Could you copy exactly the lines from the start of the records through the one containing "import seaborn as sns", both included, and leave out the pictures?

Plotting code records
□ □ □ □ □

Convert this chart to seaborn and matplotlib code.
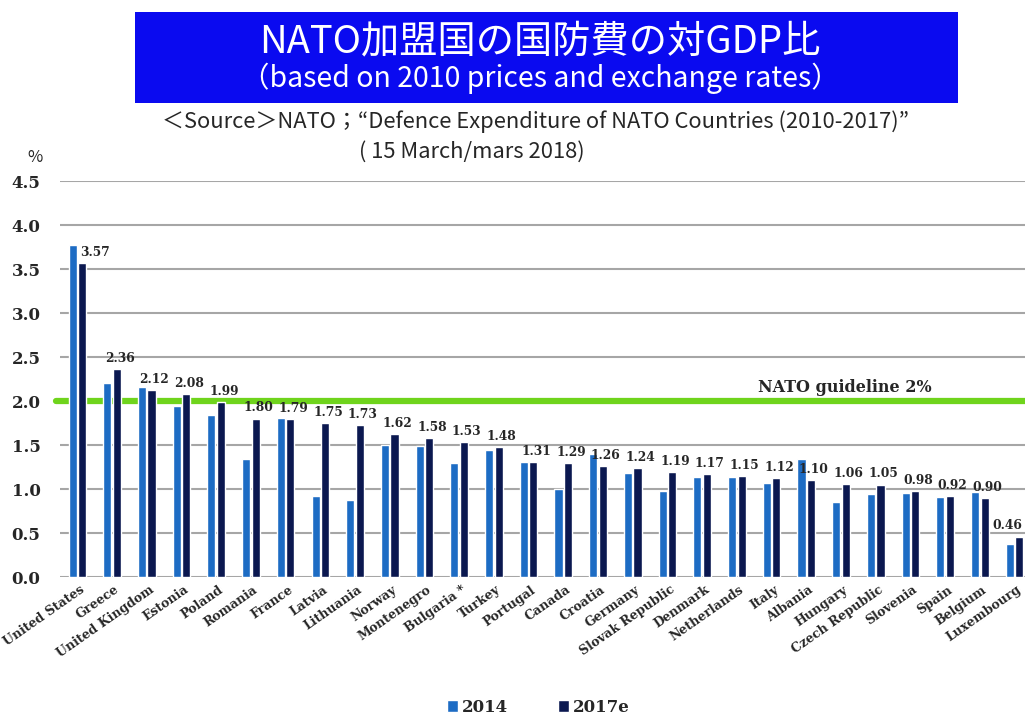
import numpy as np
import pandas as pd
import matplotlib
matplotlib.use("Agg")
import matplotlib.pyplot as plt
import matplotlib.patches as mpatches
import matplotlib.transforms as mtransforms
import seaborn as sns

# data
countries = ["United States", "Greece", "United Kingdom", "Estonia", "Poland", "Romania",
             "France", "Latvia", "Lithuania", "Norway", "Montenegro", "Bulgaria *", "Turkey",
             "Portugal", "Canada", "Croatia", "Germany", "Slovak Republic", "Denmark",
             "Netherlands", "Italy", "Albania", "Hungary", "Czech Republic", "Slovenia",
             "Spain", "Belgium", "Luxembourg"]
gdp_2014 = [3.77, 2.20, 2.16, 1.94, 1.84, 1.34, 1.81, 0.92, 0.88, 1.50, 1.49, 1.30, 1.44,
            1.31, 1.00, 1.40, 1.18, 0.98, 1.14, 1.14, 1.07, 1.34, 0.85, 0.94, 0.96,
            0.91, 0.97, 0.38]
gdp_2017 = [3.57, 2.36, 2.12, 2.08, 1.99, 1.80, 1.79, 1.75, 1.73, 1.62, 1.58, 1.53, 1.48,
            1.31, 1.29, 1.26, 1.24, 1.19, 1.17, 1.15, 1.12, 1.10, 1.06, 1.05, 0.98,
            0.92, 0.90, 0.46]
years = ["2014", "2017e"]
guideline = 2.0

df = pd.DataFrame({
    "country": countries * 2,
    "year": [years[0]] * len(countries) + [years[1]] * len(countries),
    "value": gdp_2014 + gdp_2017,
})

c2014 = "#1d6cc4"
c2017 = "#0b1850"
serif = "DejaVu Serif"
jp = ["Noto Sans CJK JP", "DejaVu Sans"]

sns.set_style("white")
fig = plt.figure(figsize=(10.25, 7.15), dpi=100)
ax = fig.add_axes([60 / 1025, 1 - 577 / 715, (1025 - 60) / 1025, (577 - 181) / 715])

sns.barplot(data=df, x="country", y="value", hue="year", order=countries,
            palette=[c2014, c2017], width=0.55, gap=0.15, ax=ax, legend=False,
            zorder=3, saturation=1)

ax.set_xlim(-0.5, 27.3)
ax.set_ylim(0, 4.5)
ax.set_yticks(np.arange(0, 4.51, 0.5))
ax.set_yticklabels([f"{t:.1f}" for t in np.arange(0, 4.51, 0.5)],
                   fontfamily=serif, fontweight="bold", fontsize=12)
ax.grid(axis="y", color="#a6a6a6", linewidth=1.5, zorder=0)
ax.tick_params(axis="y", length=0, pad=14)
ax.tick_params(axis="x", length=0, pad=3)
for s in ax.spines.values():
    s.set_visible(False)
ax.set_xlabel("")
ax.set_ylabel("")

ax.set_xticks(range(len(countries)))
ax.set_xticklabels(countries, rotation=35, ha="right", rotation_mode="anchor",
                   fontfamily=serif, fontweight="bold", fontsize=9)
shift = mtransforms.ScaledTranslation(2 / 100, -2 / 100, fig.dpi_scale_trans)
for lbl in ax.get_xticklabels():
    lbl.set_transform(lbl.get_transform() + shift)

# NATO 2% guideline
ax.axhline(guideline, color="#6fd41c", linewidth=4.5, zorder=2, xmin=-0.004, clip_on=False)
ax.text(22.1, guideline + 0.06, "NATO guideline 2%", ha="center", va="bottom",
        fontfamily=serif, fontweight="bold", fontsize=11.5, zorder=4)

# labels on the 2017e bars
for i, v in enumerate(gdp_2017):
    dx = 9 if i == 0 else (-9 if i == len(gdp_2017) - 1 else 2)
    ax.annotate(f"{v:.2f}", (i + 0.1375, v), xytext=(dx, 3), textcoords="offset points",
                ha="center", va="bottom", fontfamily=serif, fontweight="bold",
                fontsize=8.8, annotation_clip=False, zorder=5)

# title box
fig.patches.append(mpatches.Rectangle((135 / 1025, 1 - 103 / 715), (958 - 135) / 1025,
                                      91 / 715, transform=fig.transFigure,
                                      facecolor="#0a0af0", edgecolor="none"))
fig.text(540 / 1025, 1 - 42 / 715, "NATO加盟国の国防費の対GDP比", color="white",
         ha="center", va="center", fontsize=27.5, family=jp)
fig.text(540 / 1025, 1 - 78 / 715, "（based on 2010 prices and exchange rates）", color="white",
         ha="center", va="center", fontsize=20.5, family=jp)

fig.text(535 / 1025, 1 - 122 / 715,
         "＜Source＞NATO；“Defence Expenditure of NATO Countries (2010-2017)”",
         ha="center", va="center", fontsize=15.8, family=jp)
fig.text(472 / 1025, 1 - 152 / 715, "( 15 March/mars 2018)",
         ha="center", va="center", fontsize=15.8, family=jp)
fig.text(35 / 1025, 1 - 158 / 715, "%", ha="center", va="center", fontsize=12, family=jp)

handles = [mpatches.Patch(facecolor=c, label=y) for c, y in zip([c2014, c2017], years)]
fig.legend(handles=handles, loc="lower center", bbox_to_anchor=(0.525, -0.022), ncol=2,
           frameon=False, handlelength=0.7, handleheight=0.7, handletextpad=0.2,
           columnspacing=3, prop={"family": serif, "weight": "bold", "size": 12})

fig.savefig("out.png", dpi=100)
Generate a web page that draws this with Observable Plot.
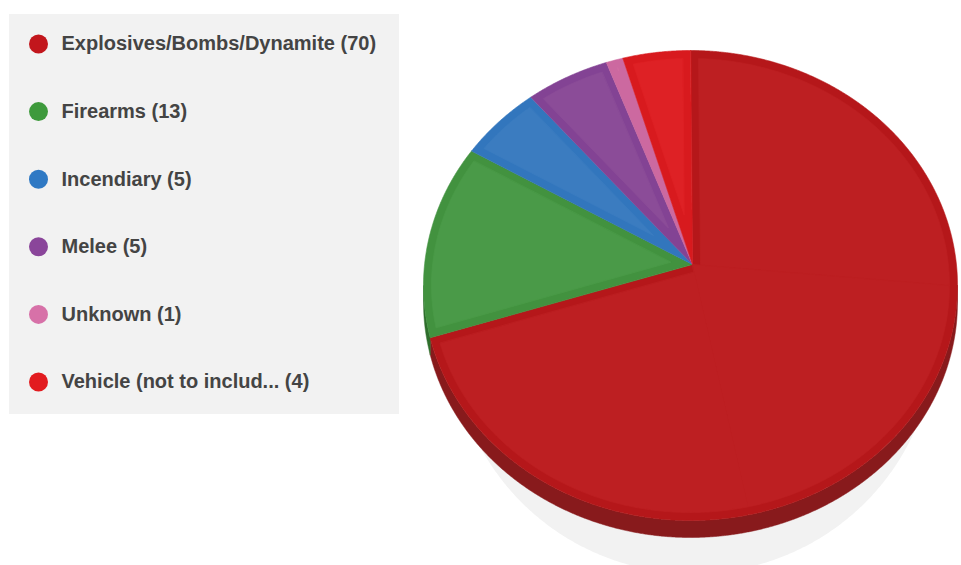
<!DOCTYPE html>
<html><head><meta charset="utf-8">
<script src="https://cdn.jsdelivr.net/npm/d3@7"></script>
<script src="https://cdn.jsdelivr.net/npm/@observablehq/plot@0.6"></script>
<style>
body{margin:0;background:#fff;font-family:"Liberation Sans",Arial,sans-serif;}
#chart svg{display:block;}
</style>
</head><body><div id="chart"></div>
<script>
// ---- data ----
const categories = ["Explosives/Bombs/Dynamite","Firearms","Incendiary","Melee","Unknown","Vehicle (not to includ..."];
const counts = [70, 13, 5, 5, 1, 4];
const legendColors = ["#c2161c","#3e9a3c","#2f79c4","#8a459a","#d771a8","#e21b1f"];
const faceColors   = ["#bd1f22","#4a9a48","#3b7cc0","#8b4c98","#d06ea2","#de2125"];
const rimColors    = ["#b5171a","#42923f","#3276bd","#834394","#cc69a0","#d81a1e"];
const sideColors   = ["#881a1c","#2e6e2c","#245a8e","#5f2f6a","#9a4f78","#a01416"];

// ---- layout ----
const W = 961, H = 565;
const cx = 690, cy = 285, rx = 267, ry = 235;   // top face ellipse
const ax = 692, ay = 264;                        // slice apex
const depth = 17;                                // side wall thickness
const rim = 8;                                   // darker rim width on each slice
const A = [ax, ay];
const ell = (t, dy = 0, c = [cx, cy], r = [rx, ry]) => [c[0] + r[0] * Math.sin(t), c[1] + dy - r[1] * Math.cos(t)];
const step = Math.PI / 720;
const sampleArc = (a, b, f) => { const n = Math.max(2, Math.ceil(Math.abs(b - a) / step)); return d3.range(n + 1).map(j => f(a + (b - a) * j / n)); };

const arcs = d3.pie().sort(null).value(d => d)(counts);

// full slice polygons
const slicePts = [];
arcs.forEach((p, i) => {
  slicePts.push({k: i, x: ax, y: ay});
  sampleArc(p.startAngle, p.endAngle, t => ell(t)).forEach(([x, y]) => slicePts.push({k: i, x, y}));
});

// inner (lighter) faces: slice inset by the rim width
function shoelace(poly) {
  let s = 0;
  for (let i = 0; i < poly.length; i++) { const a = poly[i], b = poly[(i + 1) % poly.length]; s += a[0] * b[1] - b[0] * a[1]; }
  return s / 2;
}
function clipHalf(poly, p, q, w, s) {
  const dx = q[0] - p[0], dy = q[1] - p[1], L = Math.hypot(dx, dy);
  const f = r => s * (dx * (r[1] - p[1]) - dy * (r[0] - p[0])) / L - w;
  const out = [], n = poly.length;
  for (let i = 0; i < n; i++) {
    const cur = poly[i], prev = poly[(i + n - 1) % n];
    const fc = f(cur), fp = f(prev);
    const cut = () => { const t = fp / (fp - fc); return [prev[0] + t * (cur[0] - prev[0]), prev[1] + t * (cur[1] - prev[1])]; };
    if (fc >= 0) { if (fp < 0) out.push(cut()); out.push(cur); }
    else if (fp >= 0) out.push(cut());
  }
  return out;
}
const innerPts = [];
let pieceId = 0;
arcs.forEach((p, i) => {
  const a0 = p.startAngle, a1 = p.endAngle;
  const pieces = (a1 - a0 > Math.PI)
    ? [[a0, a0 + Math.PI / 2, true, false], [a0 + Math.PI / 2, a1 - Math.PI / 2, false, false], [a1 - Math.PI / 2, a1, false, true]]
    : [[a0, a1, true, true]];
  const delta = 0.1;
  pieces.forEach(([a, b, realA, realB]) => {
    const ta = realA ? a - delta : a, tb = realB ? b + delta : b;
    let poly = [A, ...sampleArc(ta, tb, t => ell(t, 0, [cx, cy], [rx - rim, ry - rim]))];
    const s = Math.sign(shoelace([A, ...sampleArc(a, b, t => ell(t))]));
    if (realA) poly = clipHalf(poly, A, ell(a), rim, s);
    if (realB) poly = clipHalf(poly, ell(b), A, rim, s);
    if (poly.length > 2) { poly.forEach(([x, y]) => innerPts.push({k: i, piece: pieceId, x, y})); pieceId++; }
  });
});

// side walls (front half only)
const sidePts = [];
arcs.forEach((p, i) => {
  const a = Math.max(p.startAngle, Math.PI / 2), b = Math.min(p.endAngle, 3 * Math.PI / 2);
  if (b <= a) return;
  sampleArc(a, b, t => ell(t)).forEach(([x, y]) => sidePts.push({k: i, x, y}));
  sampleArc(b, a, t => ell(t, depth)).forEach(([x, y]) => sidePts.push({k: i, x, y}));
});

// drop shadow ellipse
const shadowPts = d3.range(0, 720).map(j => { const [x, y] = ell(j * Math.PI / 360, 0, [693, 333], [242, 240]); return {x, y}; });

const rowY = i => 43.5 + i * 67.6;

const plot = Plot.plot({
  width: W, height: H, margin: 0,
  x: {domain: [0, W], range: [0, W], axis: null},
  y: {domain: [0, H], range: [0, H], axis: null},
  color: {type: "identity"},
  style: {background: "#fff"},
  marks: [
    Plot.rect([0], {x1: () => 9, x2: () => 399, y1: () => 14, y2: () => 414, fill: "#f2f2f2"}),
    Plot.dot(categories, {x: () => 38, y: (d, i) => rowY(i), r: 9.5, fill: (d, i) => legendColors[i], stroke: null}),
    Plot.text(categories, {x: () => 61, y: (d, i) => rowY(i), text: (d, i) => `${d} (${counts[i]})`,
      textAnchor: "start", fontSize: 20, fontWeight: "bold", fill: "#444", fontFamily: "Liberation Sans, Arial, sans-serif"}),
    Plot.line(shadowPts, {x: "x", y: "y", fill: "#f2f2f2", stroke: null, curve: "linear-closed"}),
    Plot.line(sidePts, {x: "x", y: "y", z: "k", fill: d => sideColors[d.k], stroke: d => sideColors[d.k], strokeWidth: 0.5, curve: "linear-closed"}),
    Plot.line(slicePts, {x: "x", y: "y", z: "k", fill: d => rimColors[d.k], stroke: d => rimColors[d.k], strokeWidth: 0.6, curve: "linear-closed"}),
    Plot.line(innerPts, {x: "x", y: "y", z: "piece", fill: d => faceColors[d.k], stroke: d => faceColors[d.k], strokeWidth: 0.8, curve: "linear-closed"})
  ]
});

document.getElementById("chart").appendChild(plot);
</script>
</body></html>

□ □ □ □ □

§ **EXERCISE RESULT**
Convert this chart to seaborn and matplotlib code.
import numpy as np
import pandas as pd
import matplotlib
matplotlib.use("Agg")
import matplotlib.pyplot as plt
import matplotlib.patches as mpatches
import matplotlib.transforms as mtransforms
import seaborn as sns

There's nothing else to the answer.